Female cats are usually spayed between 6 and 8 months of age. Unlike males, females are put under general anesthesia and have their ovaries and uterus removed through an abdominal incision.

The surgery, including anesthesia, takes about an hour to complete, but some clinics may require the cat to stay overnight for observation.

Because it's more extensive than male surgery, it's also more expensive, with costs ranging from 15,000 to 30,000 yen.


2-3. Changes After Surgery

After surgery, both males and females tend to gain weight. This is due to changes in hormone levels and the fact that energy previously needed to maintain reproductive functions is no longer necessary, leading to calorie surplus if the diet remains the same.

In addition, surgery can lead to changes in behavior and personality, such as:


Male cats may exhibit fewer mating behaviors and spray less often after neutering. Their personalities may also become more docile, and they may engage in fewer fights.

However, there is significant individual variation in these changes, and some cats may not show any significant difference in behavior after surgery. This is especially true for cats that have learned to spray, as they may continue this behavior even after being neutered.


Spayed female cats no longer go into heat, eliminating the loud vocalizations associated with this period. Like males, their personalities may also become more gentle.


3. Other Differences Based on Gender

3-1. Differences in Diseases by Gender

An important difference between genders is their susceptibility to certain diseases. It's essential to know which diseases your cat is prone to for prevention and early detection.


Specific diseases in male cats include testicular tumors and prostate diseases, which are related to the reproductive organs and can be prevented by neutering.

Additionally, male cats have a narrower urethra compared to females, making them more susceptible to urinary tract stones and feline lower urinary tract disease (FLUTD).

Diabetes is also more common in male cats, with 60-70% of diabetic cats being males. Like in humans, obesity often leads to diabetes, so it's important to be mindful of your cat's diet.


Females, like males, are susceptible to reproductive organ diseases, especially pyometra and mammary tumors, which can be prevented by spaying.
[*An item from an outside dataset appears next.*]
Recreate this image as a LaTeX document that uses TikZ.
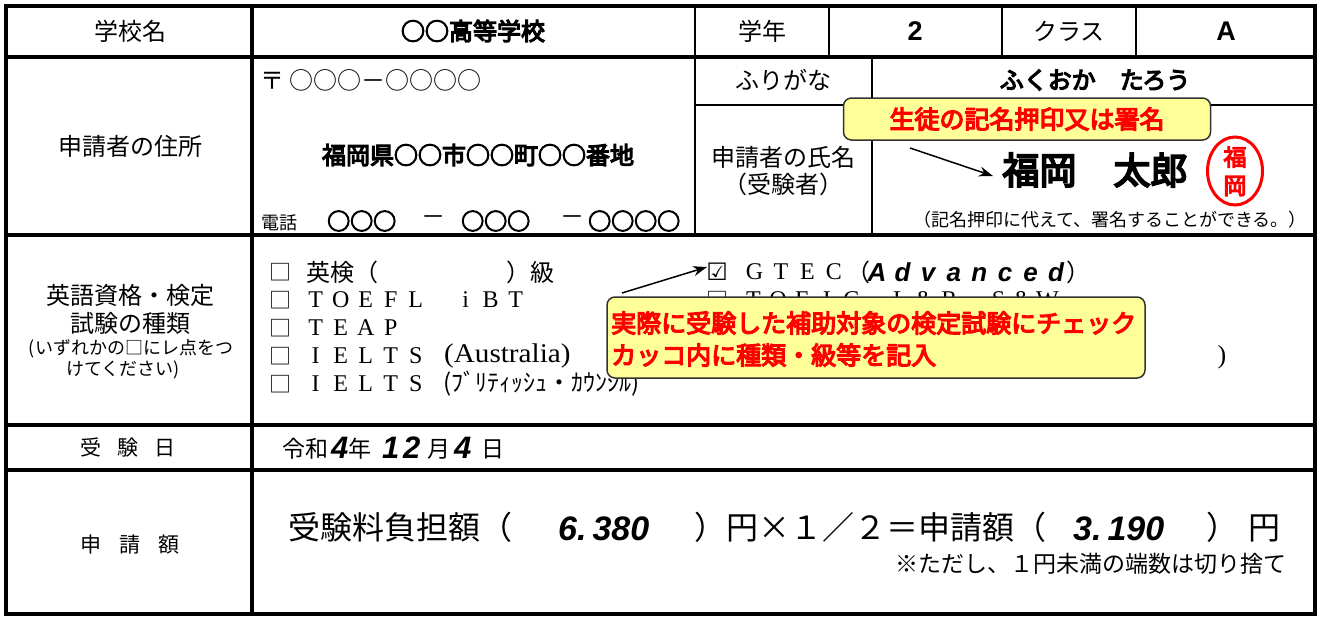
\documentclass[tikz,border=0pt]{standalone}
\usepackage{fontspec}
\setmainfont{Liberation Serif}
\newfontfamily\jp[AutoFakeBold=2]{Noto Sans CJK JP}
\newfontfamily\jph[AutoFakeBold=5, BoldFeatures={FakeBold=4}]{Noto Sans CJK JP}
\newfontfamily\dv{DejaVu Sans}
\newfontfamily\ls{Liberation Sans}
\usetikzlibrary{arrows.meta,shapes.geometric}
\definecolor{cyel}{HTML}{FFFF99}
\definecolor{cred}{HTML}{FF0000}
\newcommand\fs[1]{\fontsize{#1}{#1}\selectfont}
\makeatletter
\def\fw@loop#1{\ifx#1\relax\else\makebox[\fw@w]{#1}\expandafter\fw@loop\fi}
\newcommand\fw[2]{\def\fw@w{#1pt}\fw@loop#2\relax}
\makeatother
\tikzset{
  jpn/.style={font=\jp\fs{24}, inner sep=0pt},
  jpb/.style={font=\jph\bfseries\fs{24}, inner sep=0pt},
  jps/.style={font=\jp\fs{18}, inner sep=0pt},
  fwl/.style={font=\fs{24}, inner sep=0pt, anchor=west},
  boxch/.style={font=\jp\fs{22}, inner sep=0pt},
  digit/.style={font=\ls\bfseries\itshape\fs{31}, inner sep=0pt, anchor=base west},
  kanjis/.style={font=\jp\fs{23}, inner sep=0pt, anchor=base west},
  mainl/.style={font=\jp\fs{32}, inner sep=0pt, anchor=base west},
  maind/.style={font=\ls\bfseries\itshape\fs{34}, inner sep=0pt, anchor=base west},
  callout/.style={draw=black!80, fill=cyel, rounded corners=8pt, line width=1.5pt},
  redtext/.style={font=\jph\bfseries\fs{25}, text=cred, inner sep=0pt},
  arr/.style={-{Stealth[length=14pt,width=10pt]}, line width=1.5pt},
  outer/.style={line width=4.5pt},
  inner/.style={line width=3.5pt},
  mid/.style={line width=2.5pt},
  thin/.style={line width=1.3pt}
}
\begin{document}
\begin{tikzpicture}[x=1pt,y=-1pt]
\useasboundingbox (0,0) rectangle (1319,618);
% table lines
\draw[inner] (252,6) -- (252,614);
\draw[inner] (6,57) -- (1315,57);
\draw[inner] (6,235) -- (1315,235);
\draw[inner] (6,425) -- (1315,425);
\draw[inner] (6,470) -- (1315,470);
\draw[mid] (695,6) -- (695,235);
\draw[mid] (829,6) -- (829,57);
\draw[mid] (1002,6) -- (1002,57);
\draw[mid] (1136,6) -- (1136,57);
\draw[mid] (872,57) -- (872,235);
\draw[thin] (695,105) -- (1315,105);
\draw[outer] (6,6) rectangle (1315,614);
% row 1
\node[jpn] (schoolL) at (130,31) {学校名};
\node[jpb] (school) at (473,31) {○○高等学校};
\node[jpn] (gradeL) at (762,31) {学年};
\node[font=\ls\bfseries\fs{27}, inner sep=0pt] (grade) at (915,31) {2};
\node[jpn] (classL) at (1069,31) {クラス};
\node[font=\ls\bfseries\fs{27}, inner sep=0pt] (cls) at (1226,31) {A};
% row 2
\node[jpn, anchor=west] (zip) at (260,80) {〒\hspace{5pt}○○○－○○○○};
\node[jpn] (addrL) at (130,146) {申請者の住所};
\node[jpb] (addr) at (478,155) {福岡県○○市○○町○○番地};
\node[jps, anchor=west] (telL) at (261,223) {電話};
\node[font=\jph\bfseries\fs{23}, inner sep=0pt, anchor=west] (tel1) at (327,221) {○○○};
\node[jpn] (dash1) at (433,221) {－};
\node[font=\jph\bfseries\fs{23}, inner sep=0pt, anchor=west] (tel2) at (461,221) {○○○};
\node[jpn] (dash2) at (572,221) {－};
\node[font=\jph\bfseries\fs{23}, inner sep=0pt, anchor=west] (tel3) at (588,221) {○○○○};
\node[jpn] (furiL) at (783,80) {ふりがな};
\node[jpb] (furi) at (1095,80) {ふくおか　たろう};
\node[jpn] (nameL1) at (783,157) {申請者の氏名};
\node[jpn] (nameL2) at (783,184) {（受験者）};
\node[font=\jph\bfseries\fs{37}, inner sep=0pt] (name) at (1095,170) {福岡　太郎};
\node[ellipse, draw=cred, line width=3pt, minimum width=55pt, minimum height=68pt, inner sep=0pt] (stamp) at (1235,171) {};
\node[font=\jph\bfseries\fs{23}, text=cred, inner sep=0pt] (stamp1) at (1235,157) {福};
\node[font=\jph\bfseries\fs{23}, text=cred, inner sep=0pt] (stamp2) at (1235,186) {岡};
\node[jps] (signnote) at (1110,220) {（記名押印に代えて、署名することができる。）};
% row 3
\node[jpn] (engL1) at (130,295) {英語資格・検定};
\node[jpn] (engL2) at (130,323) {試験の種類};
\node[jps] (engL3) at (131,349) {(いずれかの□にレ点をつ};
\node[jps] (engL4) at (123,370) {けてください)};
\node[boxch] (cb1) at (280,272) {□};
\node[jpn, anchor=west] (eiken) at (306,272) {英検（};
\node[jpn, anchor=west] (eiken2) at (506,272) {）級};
\node[boxch] (cb2) at (280,300) {□};
\node[fwl] (toefl) at (303,300) {\fw{25}{TOEFL}\makebox[25pt]{}\fw{25}{iBT}};
\node[boxch] (cb3) at (280,328) {□};
\node[fwl] (teap) at (303,328) {\fw{25}{TEAP}};
\node[boxch] (cb4) at (280,356) {□};
\node[fwl] (ielts1) at (303,356) {\fw{25}{IELTS}};
\node[font=\fs{27}, inner sep=0pt, anchor=west] (aus) at (444,356) {\scalebox{1.08}[1]{(Australia)}};
\node[boxch] (cb5) at (280,384) {□};
\node[fwl] (ielts2) at (303,384) {\fw{25}{IELTS}};
\node[jpn, anchor=west] (brit) at (443,384) {(ﾌﾞﾘﾃｨｯｼｭ・ｶｳﾝｼﾙ)};
\node[font=\dv\fs{24}, inner sep=0pt] (cbg) at (717,272) {☑};
\node[fwl] (gtec) at (741,272) {\fw{26.5}{GTEC}};
\node[jpn, anchor=west] (glp) at (846,272) {（};
\node[font=\ls\bfseries\itshape\fs{26}, inner sep=0pt, anchor=west] (adv) at (864,272) {\fw{25.6}{Advanced}};
\node[jpn, anchor=west] (grp) at (1066,272) {）};
\node[boxch] (cbt) at (717,300) {□};
\node[fwl] (toeic) at (741,300) {\fw{24.5}{TOEIC}\makebox[24.5pt]{}\fw{24.5}{L\&R}\makebox[24.5pt]{}\fw{24.5}{S\&W}};
\node[font=\fs{26}, inner sep=0pt] (rpar) at (1222,357) {)};
% callouts
\node[callout, minimum width=367pt, minimum height=42pt] (c1) at (1027,119) {};
\node[redtext] (c1t) at (c1) {生徒の記名押印又は署名};
\coordinate (a1s) at (910,148);
\coordinate (a1e) at (993,176);
\draw[arr] (a1s) -- (a1e);
\node[callout, minimum width=538pt, minimum height=81pt] (c2) at (876,337.5) {};
\node[redtext, anchor=west] (c2t1) at (611,323) {実際に受験した補助対象の検定試験にチェック};
\node[redtext, anchor=west] (c2t2) at (611,355) {カッコ内に種類・級等を記入};
\coordinate (a2s) at (622,293);
\coordinate (a2e) at (707,267);
\draw[arr] (a2s) -- (a2e);
% row 4
\node[font=\jp\fs{21}, inner sep=0pt] (dateL) at (128,447) {受\hspace{16pt}験\hspace{16pt}日};
\node[kanjis] (d1) at (282,457) {令和};
\node[digit] (d2) at (331,458) {4};
\node[kanjis] (d3) at (348,457) {年};
\node[digit] (d4) at (380,458) {\fw{21}{12}};
\node[kanjis] (d5) at (427,457) {月};
\node[digit] (d6) at (454,458) {4};
\node[kanjis] (d7) at (481,457) {日};
% row 5
\node[font=\jp\fs{21}, inner sep=0pt] (amtL) at (130,545) {申\hspace{18pt}請\hspace{18pt}額};
\node[mainl] (m1) at (288,539) {受験料負担額（};
\node[maind] (m2) at (558,540) {6.\hspace{6pt}380};
\node[mainl] (m3) at (694,539) {）円×１／２＝申請額（};
\node[maind] (m4) at (1073,540) {3.\hspace{6pt}190};
\node[mainl] (m5) at (1206,539) {）};
\node[mainl] (m6) at (1248,539) {円};
\node[font=\jp\fs{23}, inner sep=0pt, anchor=base east] (roundnote) at (1287,572) {※ただし、１円未満の端数は切り捨て};
\end{tikzpicture}
\end{document}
The female urethra is wider and shorter than the male's, making them less prone to urinary stones but more susceptible to bacterial bladder infections.

Bacterial bladder infections often present with subtle symptoms, requiring a urine test at the vet for diagnosis. Regular urine testing during check-ups can lead to early detection.


3-2. Differences in Fur Colors by Gender

There are differences in the likelihood of certain fur colors appearing in male and female cats.

For example, it's well-known that most calico cats are female.

Similarly, "tortoiseshell" cats with a mix of brown and black fur are almost always female.

However, male calicos and tortoiseshells do exist, though they are extremely rare, with an occurrence rate of about 1 in 3,000 to 4,000. Assuming a calico is female without proper sex determination can lead to issues, such as during spaying procedures.

On the other hand, ginger tabbies (with dense orange stripes) are overwhelmingly male. About 80% of ginger tabbies are male, making female ginger tabbies relatively rare, though not as rare as male calicos.


3-3. Differences in Personality by Gender

It's said that male and female cats differ in personality, though individual differences exist. Generally, the tendencies are as follows:


  •  ・Active
  •  ・Affectionate
  •  ・Curious
  •  ・Expressive in their emotions


  •  ・Cool
  •  ・Independent
  •  ・Moody
  •  ・Reserved


4. Which is Easier to Care For, Male or Female?

As mentioned above, female cats tend to be more reserved, while male cats are more affectionate and mischievous.

Moreover, since males are larger and stronger, their mischief can be more intense.

Considering these points, females might be easier to care for, especially for first-time cat owners.

However, the personality differences mentioned are mere tendencies. There are active females and quiet males.

When choosing a cat, it might be better to decide based on the connection you feel with the animal rather than its gender.

Whether easy or difficult to care for, once you start living together, that cat becomes a beloved "family member."